To be done ->
Return the material exactly as supplied, apart from the pictures, which are omitted.

Dataset extract ->
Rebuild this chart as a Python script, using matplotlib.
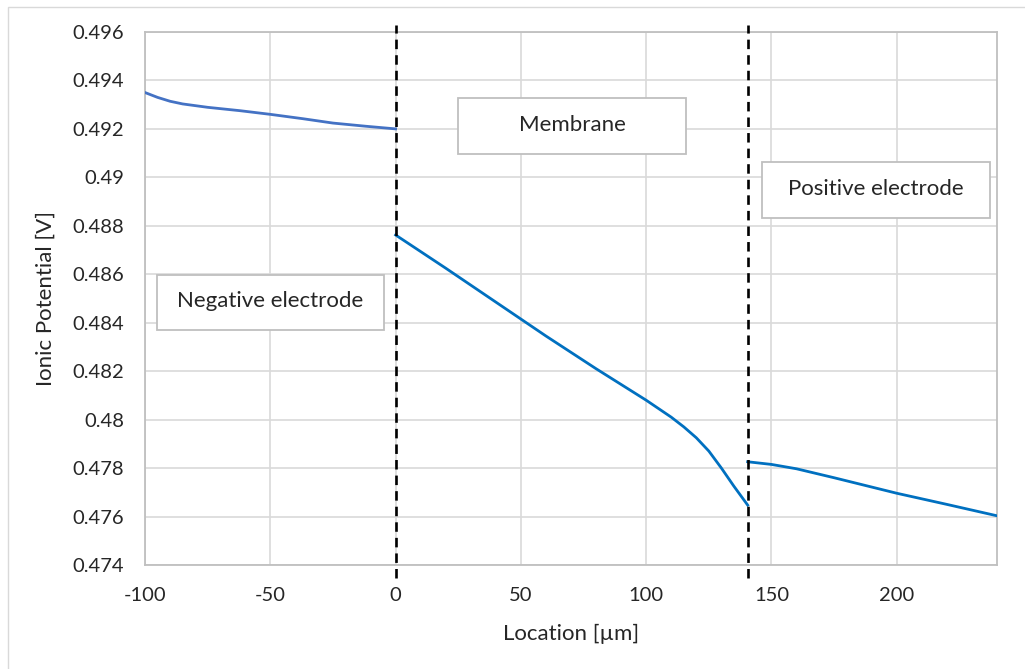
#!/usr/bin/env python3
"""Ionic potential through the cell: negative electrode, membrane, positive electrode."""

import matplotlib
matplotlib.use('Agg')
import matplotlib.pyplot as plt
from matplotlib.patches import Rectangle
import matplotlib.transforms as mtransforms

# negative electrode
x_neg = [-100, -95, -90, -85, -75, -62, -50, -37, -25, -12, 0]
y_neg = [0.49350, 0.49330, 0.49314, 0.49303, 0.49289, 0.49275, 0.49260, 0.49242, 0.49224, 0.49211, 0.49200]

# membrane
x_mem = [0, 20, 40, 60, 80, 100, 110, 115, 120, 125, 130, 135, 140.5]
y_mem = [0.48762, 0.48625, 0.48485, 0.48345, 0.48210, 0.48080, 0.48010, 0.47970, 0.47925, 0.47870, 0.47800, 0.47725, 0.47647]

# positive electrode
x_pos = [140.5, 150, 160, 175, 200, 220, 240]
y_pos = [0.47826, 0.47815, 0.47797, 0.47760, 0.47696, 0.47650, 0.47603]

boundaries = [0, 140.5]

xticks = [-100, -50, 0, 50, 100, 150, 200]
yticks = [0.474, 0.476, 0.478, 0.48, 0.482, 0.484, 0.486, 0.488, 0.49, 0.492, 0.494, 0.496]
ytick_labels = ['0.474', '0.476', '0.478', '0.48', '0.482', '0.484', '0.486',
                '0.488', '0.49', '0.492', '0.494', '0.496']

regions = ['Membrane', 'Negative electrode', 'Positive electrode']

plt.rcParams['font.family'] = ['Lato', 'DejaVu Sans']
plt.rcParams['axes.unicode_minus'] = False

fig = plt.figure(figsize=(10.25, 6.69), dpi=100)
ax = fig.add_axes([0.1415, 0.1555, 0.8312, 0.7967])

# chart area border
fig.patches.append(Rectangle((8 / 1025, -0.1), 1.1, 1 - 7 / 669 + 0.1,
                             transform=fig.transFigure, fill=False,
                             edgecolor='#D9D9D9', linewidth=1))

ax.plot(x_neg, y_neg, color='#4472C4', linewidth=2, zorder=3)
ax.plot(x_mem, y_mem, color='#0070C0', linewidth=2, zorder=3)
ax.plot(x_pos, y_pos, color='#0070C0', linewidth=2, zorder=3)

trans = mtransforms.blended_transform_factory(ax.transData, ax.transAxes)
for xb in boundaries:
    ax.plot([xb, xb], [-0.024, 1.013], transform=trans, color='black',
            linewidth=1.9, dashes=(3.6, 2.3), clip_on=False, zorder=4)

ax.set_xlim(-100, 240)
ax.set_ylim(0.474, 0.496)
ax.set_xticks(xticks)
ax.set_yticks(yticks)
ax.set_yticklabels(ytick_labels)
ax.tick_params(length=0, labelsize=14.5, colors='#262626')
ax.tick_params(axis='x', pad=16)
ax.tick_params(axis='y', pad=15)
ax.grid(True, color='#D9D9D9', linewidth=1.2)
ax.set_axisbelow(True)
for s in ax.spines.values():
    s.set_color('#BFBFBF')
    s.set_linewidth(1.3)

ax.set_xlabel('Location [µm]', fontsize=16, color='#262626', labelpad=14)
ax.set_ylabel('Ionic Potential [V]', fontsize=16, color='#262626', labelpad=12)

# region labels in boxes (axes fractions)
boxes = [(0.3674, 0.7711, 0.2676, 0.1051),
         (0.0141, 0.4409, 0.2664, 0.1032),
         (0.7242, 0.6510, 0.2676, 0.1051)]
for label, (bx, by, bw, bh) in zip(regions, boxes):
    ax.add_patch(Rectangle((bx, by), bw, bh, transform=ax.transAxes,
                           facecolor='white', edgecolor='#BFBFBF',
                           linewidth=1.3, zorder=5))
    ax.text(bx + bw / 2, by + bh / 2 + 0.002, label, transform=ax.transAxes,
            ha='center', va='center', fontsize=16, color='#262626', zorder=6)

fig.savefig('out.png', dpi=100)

Result of this exercise ->
Rebuild this chart as a Python script, using matplotlib.
#!/usr/bin/env python3
"""Ionic potential through the cell: negative electrode, membrane, positive electrode."""

import matplotlib
matplotlib.use('Agg')
import matplotlib.pyplot as plt
from matplotlib.patches import Rectangle
import matplotlib.transforms as mtransforms

# negative electrode
x_neg = [-100, -95, -90, -85, -75, -62, -50, -37, -25, -12, 0]
y_neg = [0.49350, 0.49330, 0.49314, 0.49303, 0.49289, 0.49275, 0.49260, 0.49242, 0.49224, 0.49211, 0.49200]

# membrane
x_mem = [0, 20, 40, 60, 80, 100, 110, 115, 120, 125, 130, 135, 140.5]
y_mem = [0.48762, 0.48625, 0.48485, 0.48345, 0.48210, 0.48080, 0.48010, 0.47970, 0.47925, 0.47870, 0.47800, 0.47725, 0.47647]

# positive electrode
x_pos = [140.5, 150, 160, 175, 200, 220, 240]
y_pos = [0.47826, 0.47815, 0.47797, 0.47760, 0.47696, 0.47650, 0.47603]

boundaries = [0, 140.5]

xticks = [-100, -50, 0, 50, 100, 150, 200]
yticks = [0.474, 0.476, 0.478, 0.48, 0.482, 0.484, 0.486, 0.488, 0.49, 0.492, 0.494, 0.496]
ytick_labels = ['0.474', '0.476', '0.478', '0.48', '0.482', '0.484', '0.486',
                '0.488', '0.49', '0.492', '0.494', '0.496']

regions = ['Membrane', 'Negative electrode', 'Positive electrode']

plt.rcParams['font.family'] = ['Lato', 'DejaVu Sans']
plt.rcParams['axes.unicode_minus'] = False

fig = plt.figure(figsize=(10.25, 6.69), dpi=100)
ax = fig.add_axes([0.1415, 0.1555, 0.8312, 0.7967])

# chart area border
fig.patches.append(Rectangle((8 / 1025, -0.1), 1.1, 1 - 7 / 669 + 0.1,
                             transform=fig.transFigure, fill=False,
                             edgecolor='#D9D9D9', linewidth=1))

ax.plot(x_neg, y_neg, color='#4472C4', linewidth=2, zorder=3)
ax.plot(x_mem, y_mem, color='#0070C0', linewidth=2, zorder=3)
ax.plot(x_pos, y_pos, color='#0070C0', linewidth=2, zorder=3)

trans = mtransforms.blended_transform_factory(ax.transData, ax.transAxes)
for xb in boundaries:
    ax.plot([xb, xb], [-0.024, 1.013], transform=trans, color='black',
            linewidth=1.9, dashes=(3.6, 2.3), clip_on=False, zorder=4)

ax.set_xlim(-100, 240)
ax.set_ylim(0.474, 0.496)
ax.set_xticks(xticks)
ax.set_yticks(yticks)
ax.set_yticklabels(ytick_labels)
ax.tick_params(length=0, labelsize=14.5, colors='#262626')
ax.tick_params(axis='x', pad=16)
ax.tick_params(axis='y', pad=15)
ax.grid(True, color='#D9D9D9', linewidth=1.2)
ax.set_axisbelow(True)
for s in ax.spines.values():
    s.set_color('#BFBFBF')
    s.set_linewidth(1.3)

ax.set_xlabel('Location [µm]', fontsize=16, color='#262626', labelpad=14)
ax.set_ylabel('Ionic Potential [V]', fontsize=16, color='#262626', labelpad=12)

# region labels in boxes (axes fractions)
boxes = [(0.3674, 0.7711, 0.2676, 0.1051),
         (0.0141, 0.4409, 0.2664, 0.1032),
         (0.7242, 0.6510, 0.2676, 0.1051)]
for label, (bx, by, bw, bh) in zip(regions, boxes):
    ax.add_patch(Rectangle((bx, by), bw, bh, transform=ax.transAxes,
                           facecolor='white', edgecolor='#BFBFBF',
                           linewidth=1.3, zorder=5))
    ax.text(bx + bw / 2, by + bh / 2 + 0.002, label, transform=ax.transAxes,
            ha='center', va='center', fontsize=16, color='#262626', zorder=6)

fig.savefig('out.png', dpi=100)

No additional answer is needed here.